Perhaps you might consider a pinsketch in the manner proposed for cryptographic biometric security. https://arxiv.org/abs/cs/0602007

I contributed to a fast implementation of the underlying algorithim: https://github.com/bitcoin-core/minisketch

With it two peers could compare their BSSID environments and learn ~nothing about each other unless they were nearly matching.

I can see how one could use it for location based key agreement for mutual authentication-- not as obvious to me how to apply it to privacy preserving location.

The latter would probably just best be accomplished by downloading the whole database, or (less optimally) using PIR to probe for the locations of single BSSIDs.

vessenes 4 hours ago | parent [-]

Oooh, this is very interesting and timely. Thank you, reading it now.

Out of curiosity, what's the motivation for Bitcoin-Core? Is it comparing mempool txs?

nullc 2 hours ago | parent [-]

Transaction relay.

Ideally nodes have lots of connections so that attackers can't so easy block transaction and block propagation and censor information. But lots of connections means lots of network bandwidth wasted relaying redundant information nodes already know about.

From day one bitcoin relayed transactions by offering just their hashes and only requesting what wasn't known. But even sending hashes ends up being a lot of data in total, and the bandwidth scales with peers*transactions.

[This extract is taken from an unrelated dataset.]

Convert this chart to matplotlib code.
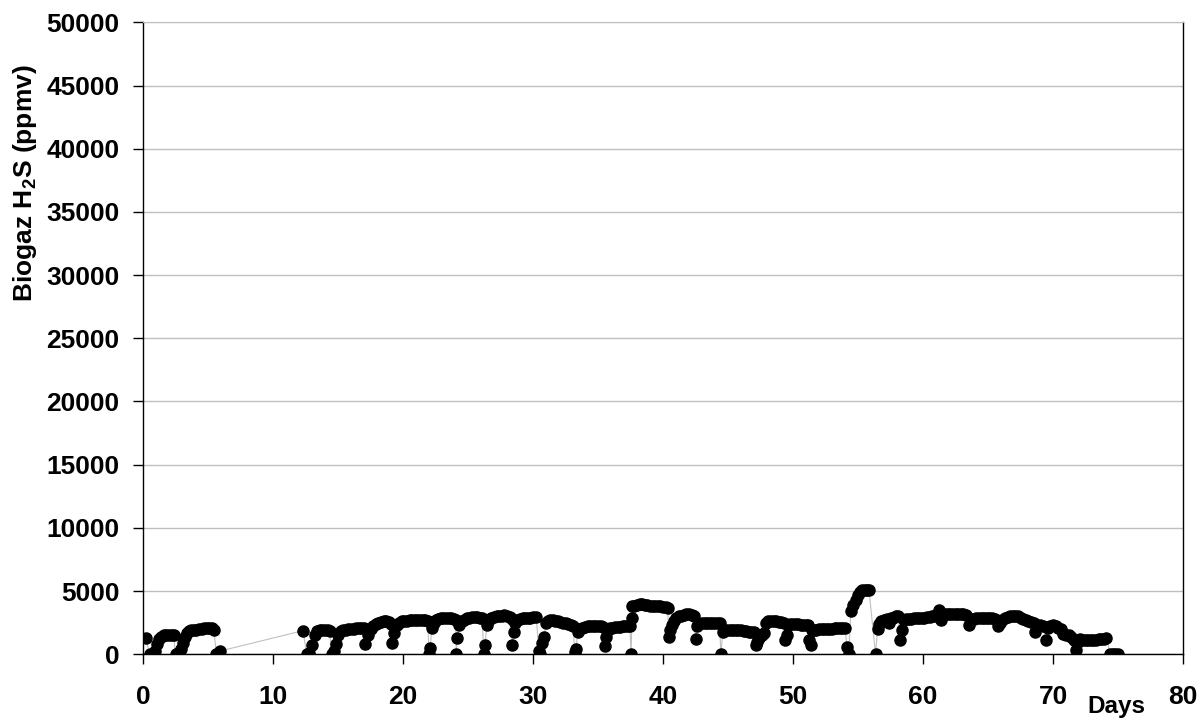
import matplotlib
matplotlib.use("Agg")
import matplotlib.pyplot as plt

plt.rcParams['font.family'] = ['Liberation Sans', 'DejaVu Sans']
plt.rcParams['font.weight'] = 'bold'
plt.rcParams['mathtext.fontset'] = 'custom'
plt.rcParams['mathtext.rm'] = 'Liberation Sans:bold'
plt.rcParams['mathtext.bf'] = 'Liberation Sans:bold'

# ---- data (days, H2S ppmv) ----
days_a = [0.2, 0.5, 0.7, 0.9, 1.1, 1.25, 1.4, 1.6, 1.8, 2.0, 2.2, 2.35, 2.5, 2.7, 2.9, 3.05,
          3.2, 3.35, 3.5, 3.7, 3.9, 4.1, 4.3, 4.5, 4.7, 4.9, 5.1, 5.3, 5.45, 5.65, 5.9]
h2s_a = [1300, 0, 50, 300, 800, 1200, 1400, 1500, 1550, 1550, 1550, 1500, 0, 100, 400, 900,
         1400, 1700, 1850, 1900, 1950, 1950, 2000, 2000, 2050, 2100, 2100, 2100, 1950, 0, 250]

days_b = [12.3, 12.6, 12.8, 13.0, 13.2, 13.4, 13.6, 13.8, 14.0, 14.2, 14.35, 14.5, 14.7, 14.85,
          15.0, 15.2, 15.4, 15.6, 15.8, 16.0, 16.2, 16.4, 16.6, 16.8, 17.0, 17.1, 17.3, 17.5,
          17.7, 17.9, 18.1, 18.3, 18.5, 18.7, 18.9, 19.05, 19.15, 19.3, 19.5, 19.7]
h2s_b = [1870, 0, 100, 700, 1500, 1850, 1950, 1950, 1950, 1900, 1850, 0, 300, 800,
         1500, 1850, 1950, 1950, 2000, 2000, 2000, 2050, 2050, 2050, 2050, 850, 1500, 2000,
         2250, 2400, 2500, 2550, 2600, 2600, 2550, 2400, 900, 1700, 2300, 2500]

days_c = [19.9, 20.1, 20.3, 20.5, 20.7, 20.9, 21.1, 21.3, 21.5, 21.7, 21.9, 22.0, 22.1, 22.2,
          22.35, 22.5, 22.7, 22.9, 23.1, 23.3, 23.5, 23.7, 23.9, 24.05, 24.1, 24.15, 24.3,
          24.5, 24.7, 24.9, 25.1, 25.3, 25.5, 25.7, 25.9, 26.1, 26.2, 26.3, 26.45, 26.6, 26.8,
          27.0, 27.2, 27.4, 27.6, 27.8, 28.0, 28.2, 28.35, 28.4, 28.5, 28.65, 28.8, 29.0,
          29.2, 29.4, 29.6, 29.8, 30.0, 30.25]
h2s_c = [2600, 2650, 2650, 2700, 2700, 2700, 2750, 2750, 2750, 2700, 2650, 0, 500, 2050,
         2500, 2700, 2800, 2850, 2850, 2900, 2900, 2850, 2800, 2700, 0, 1300, 2300,
         2600, 2750, 2850, 2900, 2950, 2950, 2950, 2900, 2850, 0, 700, 2300, 2700, 2850,
         2950, 3000, 3050, 3050, 3100, 3050, 2950, 2800, 700, 1800, 2500, 2700, 2800,
         2850, 2850, 2900, 2900, 2950, 2950]

days_d = [30.45, 30.55, 30.7, 30.85, 31.0, 31.15, 31.3, 31.5, 31.7, 31.9, 32.1, 32.3, 32.5,
          32.7, 32.9, 33.1, 33.2, 33.3, 33.45, 33.6, 33.8, 34.0, 34.2, 34.4, 34.6, 34.8,
          35.0, 35.2, 35.4, 35.5, 35.6, 35.75, 35.9, 36.1, 36.3, 36.5, 36.7, 36.9, 37.1,
          37.3, 37.45, 37.55, 37.6, 37.65, 37.8, 38.0, 38.2, 38.4, 38.6, 38.8, 39.0, 39.2,
          39.4, 39.6, 39.8, 40.0, 40.2, 40.35]
h2s_d = [300, 50, 900, 1400, 2450, 2650, 2700, 2700, 2650, 2600, 2550, 2500, 2450,
         2400, 2350, 2250, 200, 400, 1800, 2000, 2100, 2150, 2200, 2200, 2200, 2250,
         2250, 2200, 2150, 650, 1400, 1900, 2050, 2100, 2150, 2150, 2150, 2200, 2200,
         2200, 2200, 0, 2900, 3800, 3850, 3900, 3950, 3950, 3900, 3900, 3850, 3850,
         3850, 3800, 3800, 3750, 3750, 3700]

days_e = [40.45, 40.55, 40.7, 40.85, 41.0, 41.2, 41.4, 41.6, 41.8, 42.0, 42.2, 42.4, 42.5,
          42.65, 42.8, 43.0, 43.2, 43.4, 43.6, 43.8, 44.0, 44.2, 44.35, 44.45, 44.6, 44.8,
          45.0, 45.2, 45.4, 45.6, 45.8, 46.0, 46.2, 46.4, 46.6, 46.8, 47.0, 47.15, 47.25,
          47.4, 47.6, 47.8, 47.95, 48.1, 48.3, 48.5, 48.7, 48.9, 49.1, 49.3, 49.4, 49.5]
h2s_e = [1400, 1900, 2300, 2650, 2850, 3000, 3050, 3100, 3150, 3150, 3100, 3050, 1250,
         2200, 2400, 2450, 2500, 2500, 2500, 2500, 2500, 2450, 2450, 0, 1800, 1950,
         1950, 1950, 1950, 1900, 1900, 1900, 1850, 1850, 1800, 1800, 1750, 700, 1000,
         1300, 1500, 1700, 2500, 2600, 2600, 2600, 2600, 2550, 2550, 2500, 1150, 1500]

days_f = [49.6, 49.8, 50.0, 50.2, 50.4, 50.6, 50.8, 51.0, 51.15, 51.25, 51.35, 51.45, 51.6,
          51.8, 52.0, 52.2, 52.4, 52.6, 52.8, 53.0, 53.2, 53.4, 53.6, 53.8, 54.0, 54.15,
          54.3, 54.45, 54.65, 54.85, 55.0, 55.15, 55.3, 55.5, 55.7, 55.85, 56.35]
h2s_f = [2350, 2400, 2400, 2400, 2400, 2350, 2350, 2350, 2300, 1150, 700, 1900, 1950,
         1950, 2000, 2000, 2000, 2000, 2000, 2000, 2050, 2050, 2050, 2050, 2050, 600,
         0, 3400, 3900, 4300, 4700, 4900, 5050, 5100, 5100, 5050, 0]

days_g = [56.5, 56.65, 56.8, 57.0, 57.2, 57.4, 57.5, 57.7, 57.9, 58.1, 58.25, 58.35, 58.5,
          58.7, 58.9, 59.1, 59.3, 59.5, 59.7, 59.9, 60.1, 60.3, 60.5, 60.7, 60.9, 61.1,
          61.25, 61.35, 61.5, 61.7, 61.9, 62.1, 62.3, 62.5, 62.7, 62.9, 63.1, 63.3, 63.55,
          63.7, 63.9, 64.1, 64.3, 64.5, 64.7, 64.9, 65.1, 65.3, 65.5, 65.75, 65.9, 66.1,
          66.3, 66.5, 66.7, 66.9, 67.1, 67.3, 67.5, 67.7, 67.9, 68.1, 68.3, 68.5, 68.6,
          68.8, 69.0, 69.2, 69.45, 69.6, 69.8, 70.0, 70.2, 70.4, 70.6, 70.8, 71.0, 71.2,
          71.4, 71.6, 71.8, 71.9, 72.1, 72.3, 72.5, 72.7, 72.9, 73.1, 73.3, 73.5, 73.7,
          73.9, 74.1, 74.4, 74.6, 74.8, 75.0]
h2s_g = [2000, 2400, 2600, 2750, 2800, 2500, 2850, 2900, 3000, 3000, 1150, 1900, 2700,
         2800, 2800, 2800, 2850, 2850, 2850, 2900, 2900, 2950, 2950, 3000, 3050, 3150,
         3500, 2700, 3100, 3150, 3200, 3200, 3150, 3150, 3150, 3200, 3150, 3100, 2350,
         2800, 2800, 2850, 2850, 2850, 2900, 2900, 2900, 2850, 2800, 2250, 2500, 2700,
         2850, 2950, 3000, 3050, 3050, 3000, 2900, 2800, 2700, 2650, 2550, 2450, 1800,
         2250, 2300, 2200, 1100, 2100, 2250, 2300, 2250, 2100, 2000, 1600, 1550, 1500,
         1400, 1100, 350, 1000, 1200, 1150, 1100, 1100, 1100, 1150, 1150, 1200, 1250,
         1250, 1300, 50, 0, 0, 0]

days = days_a + days_b + days_c + days_d + days_e + days_f + days_g
h2s = h2s_a + h2s_b + h2s_c + h2s_d + h2s_e + h2s_f + h2s_g

x_ticks = list(range(0, 81, 10))
y_ticks = list(range(0, 50001, 5000))

# ---- figure ----
fig = plt.figure(figsize=(12.01, 7.22), dpi=100)
ax = fig.add_axes([143 / 1201, 1 - 654.3 / 722, 1040 / 1201, 632 / 722])

ax.plot(days, h2s, color='#c0c0c0', lw=0.8, zorder=2)
ax.plot(days, h2s, linestyle='none', marker='o', ms=8, color='black', zorder=3)

ax.set_xlim(0, 80)
ax.set_ylim(0, 50000)
ax.set_xticks(x_ticks)
ax.set_yticks(y_ticks)
ax.yaxis.grid(True, color='#bfbfbf', lw=1)
ax.set_axisbelow(True)

for s in ['left', 'bottom', 'right']:
    ax.spines[s].set_color('black')
    ax.spines[s].set_linewidth(1)
ax.spines['top'].set_color('#bfbfbf')

ax.tick_params(axis='x', direction='out', length=7, width=1, pad=15, labelsize=19)
ax.tick_params(axis='y', direction='out', length=7, width=1, pad=10, labelsize=19)
for lab in ax.get_xticklabels() + ax.get_yticklabels():
    lab.set_fontweight('bold')

fig.text(25 / 1201, 1 - 183 / 722, r'Biogaz H$_\mathbf{2}$S (ppmv)', rotation=90,
         ha='center', va='center', fontsize=19, fontweight='bold')
fig.text(1116 / 1201, 1 - 707 / 722, 'Days', ha='center', va='center',
         fontsize=17.5, fontweight='bold')

fig.savefig('out.png', dpi=100)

Using set reconciliation changes that to more like peers+transactions.

When using setrecon for authentication its important that the scheme is as close to information theoretically optimal as possible-- which makes approaches like pinsketch important.

For the transaction case faster but less communications efficient methods might be better except that latency is also a consideration for Bitcoin and minimizing latency means running reconciliation often. This stresses the inefficiencies of alternative tools as well as covers up for the quadratic decode cost of pinsketch.

I'm not aware of anyone using our minisketch library for authentication-ish uses but I'd be interested in seeing it.